• [Dataset section]
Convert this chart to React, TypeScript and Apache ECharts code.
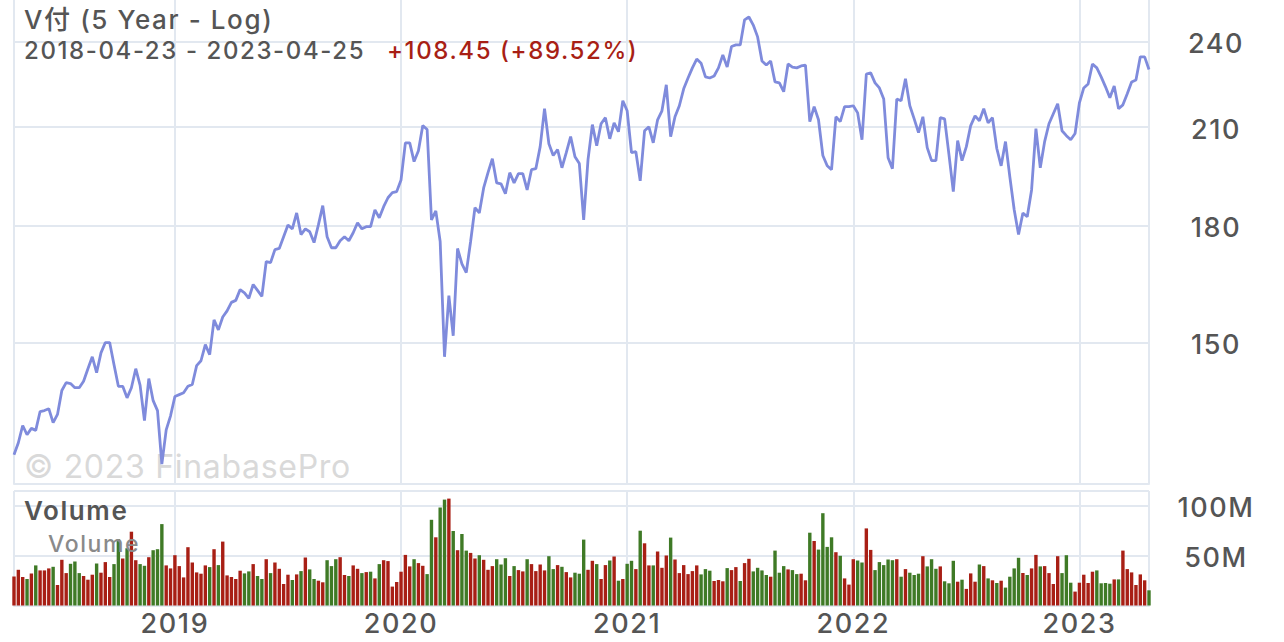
import { useEffect, useRef } from 'react';
import * as echarts from 'echarts';

const START_DATE = '2018-04-23';
const WEEK_MS = 7 * 24 * 3600 * 1000;

// weekly closes
const closes = [
  126.0, 128.4, 131.9, 130.0, 131.3, 130.9, 134.8, 135.0, 135.4, 132.5,
  134.2, 139.3, 141.0, 140.8, 139.9, 139.9, 141.3, 144.1, 146.8, 143.2,
  147.7, 150.1, 150.1, 145.0, 140.2, 140.2, 137.7, 139.9, 144.1, 140.4,
  132.9, 141.9, 137.1, 135.0, 124.2, 131.0, 133.9, 138.0, 138.4, 138.8,
  140.2, 140.6, 144.8, 145.9, 149.6, 147.3, 155.5, 153.1, 156.2, 157.7,
  159.8, 160.3, 163.0, 162.2, 160.8, 164.3, 162.8, 161.3, 170.3, 170.0,
  173.5, 173.8, 177.0, 180.3, 179.2, 183.7, 177.6, 179.2, 178.4, 175.4,
  180.3, 185.8, 177.0, 174.0, 174.0, 175.9, 177.0, 175.9, 178.1, 180.9,
  179.2, 179.8, 179.8, 184.6, 182.3, 185.5, 188.1, 189.6, 189.9, 193.4,
  204.9, 204.9, 199.0, 202.4, 210.5, 209.2, 181.7, 184.3, 175.7, 146.8,
  161.5, 151.7, 173.8, 169.7, 167.4, 175.7, 185.2, 183.7, 191.0, 195.6,
  199.9, 192.5, 192.2, 189.3, 195.6, 192.5, 195.3, 195.3, 190.4, 196.5,
  196.8, 203.7, 216.1, 204.6, 200.9, 202.8, 197.1, 201.8, 206.9, 200.5,
  198.4, 181.7, 199.6, 210.8, 204.0, 211.1, 213.1, 206.2, 211.4, 208.5,
  218.8, 215.4, 201.8, 202.1, 193.1, 208.8, 210.1, 204.9, 212.4, 215.4,
  224.3, 206.9, 213.4, 217.1, 222.9, 226.7, 230.3, 233.5, 232.0, 227.1,
  226.7, 227.4, 230.3, 235.0, 230.6, 238.1, 238.7, 238.7, 248.2, 249.3,
  246.2, 241.7, 232.8, 231.3, 232.8, 225.3, 225.0, 221.9, 231.7, 230.6,
  230.3, 231.0, 231.3, 211.8, 216.8, 212.4, 200.9, 197.7, 196.5, 213.4,
  211.8, 216.8, 216.8, 217.1, 214.7, 205.9, 228.1, 228.5, 225.0, 223.2,
  219.4, 200.2, 196.8, 219.4, 218.8, 226.4, 217.1, 212.7, 208.2, 213.4,
  203.4, 199.3, 199.3, 213.1, 212.7, 201.2, 189.9, 205.6, 199.3, 203.7,
  210.5, 213.7, 212.1, 216.1, 211.4, 213.1, 203.1, 197.7, 205.3, 194.3,
  184.6, 177.6, 183.7, 182.6, 190.4, 209.5, 197.1, 205.3, 211.1, 214.4,
  217.8, 208.8, 207.2, 205.9, 207.9, 218.1, 223.2, 224.6, 231.7, 230.3,
  227.1, 223.6, 219.8, 223.9, 216.1, 217.4, 221.2, 225.3, 226.0, 234.3,
  234.3, 229.7,
];

// weekly volume in millions
const volumes = [
  29.1, 35.7, 28.5, 26.5, 32.1, 40.1, 35.1, 35.1, 37.1, 38.7,
  20.5, 45.7, 32.4, 41.7, 44.0, 32.4, 29.5, 25.8, 30.8, 42.0,
  32.8, 43.4, 28.5, 41.4, 66.2, 47.0, 57.3, 73.8, 45.3, 41.4,
  39.7, 48.3, 55.3, 56.3, 81.4, 40.1, 37.1, 50.3, 39.4, 28.1,
  58.3, 43.0, 33.1, 31.8, 40.1, 38.4, 56.3, 40.4, 63.9, 30.1,
  28.5, 26.5, 34.8, 32.1, 34.1, 41.4, 29.5, 26.5, 46.3, 32.4,
  43.0, 36.7, 21.5, 30.8, 25.5, 31.1, 34.4, 48.0, 36.1, 26.5,
  24.8, 23.2, 45.3, 39.4, 46.3, 48.3, 30.5, 29.5, 40.1, 36.7,
  32.4, 33.4, 33.8, 27.1, 41.4, 45.3, 44.4, 18.9, 23.5, 33.8,
  50.6, 39.1, 46.3, 42.4, 39.7, 31.4, 85.7, 68.2, 98.0, 105.9,
  106.9, 74.5, 55.3, 71.5, 54.9, 52.6, 47.0, 50.3, 45.7, 35.7,
  39.4, 46.3, 41.0, 47.3, 29.5, 39.4, 35.4, 34.1, 46.3, 41.4,
  34.4, 41.0, 35.1, 49.3, 36.4, 40.4, 38.7, 33.4, 28.1, 32.8,
  31.8, 65.9, 35.7, 44.7, 41.4, 26.5, 40.4, 45.0, 49.0, 24.8,
  26.5, 41.7, 44.7, 36.4, 74.8, 62.2, 40.1, 40.1, 54.0, 37.7,
  50.0, 67.9, 46.0, 32.4, 40.4, 31.4, 34.4, 40.1, 31.1, 36.4,
  34.8, 24.5, 25.5, 24.2, 37.4, 35.4, 38.4, 24.5, 42.4, 46.7,
  34.1, 37.7, 35.1, 30.5, 28.8, 54.9, 32.8, 39.4, 36.1, 35.4,
  31.4, 31.8, 25.2, 72.8, 64.5, 55.9, 92.3, 58.6, 68.2, 53.3,
  49.7, 27.1, 20.9, 46.3, 45.0, 43.0, 77.1, 55.6, 35.4, 43.4,
  40.4, 46.0, 45.3, 46.3, 28.8, 36.4, 32.8, 30.5, 31.8, 49.3,
  39.1, 46.3, 36.7, 39.1, 24.2, 22.2, 44.7, 23.8, 25.8, 16.6,
  32.1, 23.8, 41.0, 39.4, 27.1, 25.2, 22.5, 24.8, 17.9, 28.8,
  37.1, 47.7, 32.4, 30.5, 37.1, 50.6, 39.1, 39.4, 32.4, 21.5,
  49.3, 32.4, 50.3, 22.8, 13.9, 22.8, 30.8, 22.5, 33.8, 35.1,
  22.2, 22.5, 21.8, 26.1, 26.1, 54.9, 36.4, 33.1, 20.5, 31.1,
  25.2, 15.2,
];

// r = red bar, g = green bar, ten weeks to a chunk
const volumeColors = [
  'rrrgrgrrrg', 'rrrgggrrrg', 'rrrggrgrrg', 'grgggrrrrr', 'rrrrrgrgrr',
  'rrrggrggrg', 'rrrrgrgrgg', 'rrgggrrgrr', 'grgrgrrrrr', 'rrgrrggrgg',
  'rgrggrrgrr', 'rgggrgrrgr', 'rrrggrgrrg', 'ggrrgrrgrg', 'rggrgrrgrr',
  'rgrrrrrrgg', 'grrrgrrgrr', 'ggggrgggrg', 'grrgrggggr', 'grrrggrrgg',
  'gggrgrgggr', 'gggrgggrgr', 'rrgrgrgrgg', 'ggrgrrgrrr', 'rgggrrrrrg',
  'gggrgrrrrrrg',
].join('');

const yearTicks: Record<number, string> = {
  37: '2019',
  89: '2020',
  141: '2021',
  193: '2022',
  245: '2023',
};
const priceTicks = [150, 180, 210, 240];

const weeks = closes.map((_, i) =>
  new Date(Date.parse(START_DATE) + i * WEEK_MS).toISOString().slice(0, 10),
);

const GRID_LINE = '#e2e8f0';
const TEXT = '#555555';
const RED = '#a81f15';
const GREEN = '#3f7a26';
const WATERMARK = '#d9d9d9';
const FONT = 'Inter, "Noto Sans CJK SC", sans-serif';

// the reference text runs wider than Inter, ECharts has no letter spacing option
const TEXT_CSS = `svg text{letter-spacing:1.6px}svg text[fill="${WATERMARK}"]{letter-spacing:.7px}`;

const isVerticalLine = (i: number) => i === 0 || i === weeks.length - 1 || i in yearTicks;

const label = (x: number, y: number, text: string, size: number, fill: string, z = 10, weight = 500) => ({
  type: 'text',
  x,
  y,
  z,
  style: { text, fill, fontSize: size, fontFamily: FONT, fontWeight: weight, textVerticalAlign: 'middle' },
});

export default function App() {
  const el = useRef<HTMLDivElement>(null);

  useEffect(() => {
    if (!el.current) return;
    const chart = echarts.init(el.current, undefined, { renderer: 'svg' });
    chart.setOption({
      animation: false,
      backgroundColor: '#fff',
      graphic: [
        label(24, 19, 'V付 (5 Year - Log)', 26, TEXT),
        label(24, 50, '2018-04-23 - 2023-04-25', 24, TEXT),
        label(387, 50, '+108.45 (+89.52%)', 24, RED),
        label(24, 466, '© 2023 FinabasePro', 32, WATERMARK, 1, 400),
        label(24, 510, 'Volume', 26, TEXT, 10, 600),
        label(48, 544, 'Volume', 23, '#8a8a8a'),
      ],
      grid: [
        { left: 14, right: 135, top: 0, height: 484 },
        { left: 14, right: 135, top: 491, height: 114.5 },
      ],
      xAxis: [0, 1].map((gridIndex) => ({
        type: 'category',
        gridIndex,
        data: weeks,
        boundaryGap: false,
        axisLine: { lineStyle: { color: GRID_LINE, width: 2 } },
        axisTick: { show: false },
        splitLine: {
          show: true,
          interval: (i: number) => isVerticalLine(i),
          lineStyle: { color: GRID_LINE, width: 2 },
        },
        axisLabel: {
          show: gridIndex === 1,
          interval: (i: number) => i in yearTicks,
          formatter: (_: string, i: number) => yearTicks[i] ?? '',
          color: TEXT,
          fontSize: 27,
          fontWeight: 500,
          fontFamily: FONT,
          margin: 4,
        },
      })),
      yAxis: [
        {
          type: 'log',
          gridIndex: 0,
          position: 'right',
          min: 120.4,
          max: 256,
          axisLine: { show: false },
          axisTick: { show: false, customValues: priceTicks },
          splitLine: { show: true, lineStyle: { color: GRID_LINE, width: 2 } },
          axisLabel: {
            customValues: priceTicks,
            color: TEXT,
            fontSize: 27,
            fontWeight: 500,
            fontFamily: FONT,
            margin: 67,
            align: 'center',
            verticalAlign: 'top',
            lineHeight: 4,
          },
        },
        {
          type: 'value',
          gridIndex: 1,
          position: 'right',
          min: 0,
          max: 114.5,
          interval: 50,
          axisLine: { show: false },
          axisTick: { show: false },
          splitLine: { show: true, lineStyle: { color: GRID_LINE, width: 2 } },
          axisLabel: {
            formatter: (v: number) => (v === 50 || v === 100 ? `${v}M` : ''),
            color: TEXT,
            fontSize: 27,
            fontWeight: 500,
            fontFamily: FONT,
            margin: 67,
            align: 'center',
            verticalAlign: 'top',
            lineHeight: 4,
          },
        },
      ],
      series: [
        {
          type: 'line',
          data: closes,
          xAxisIndex: 0,
          yAxisIndex: 0,
          showSymbol: false,
          lineStyle: { color: '#7f8bdc', width: 2.8 },
        },
        {
          type: 'bar',
          xAxisIndex: 1,
          yAxisIndex: 1,
          barWidth: 3.4,
          clip: false,
          data: volumes.map((value, i) => ({
            value,
            itemStyle: { color: volumeColors[i] === 'g' ? GREEN : RED },
          })),
        },
      ],
    });
    return () => chart.dispose();
  }, []);

  return (
    <>
      <style>{TEXT_CSS}</style>
      <div ref={el} style={{ position: 'absolute', left: 0, top: 0, width: 1284, height: 642 }} />
    </>
  );
}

• [Work required] Look at the listing and set down only the lines from its start through the line with "const WEEK_MS = 7 * 24 * 3600 * 1000;", word for word and without pictures.

• [Task response]
Convert this chart to React, TypeScript and Apache ECharts code.
import { useEffect, useRef } from 'react';
import * as echarts from 'echarts';

const START_DATE = '2018-04-23';
const WEEK_MS = 7 * 24 * 3600 * 1000;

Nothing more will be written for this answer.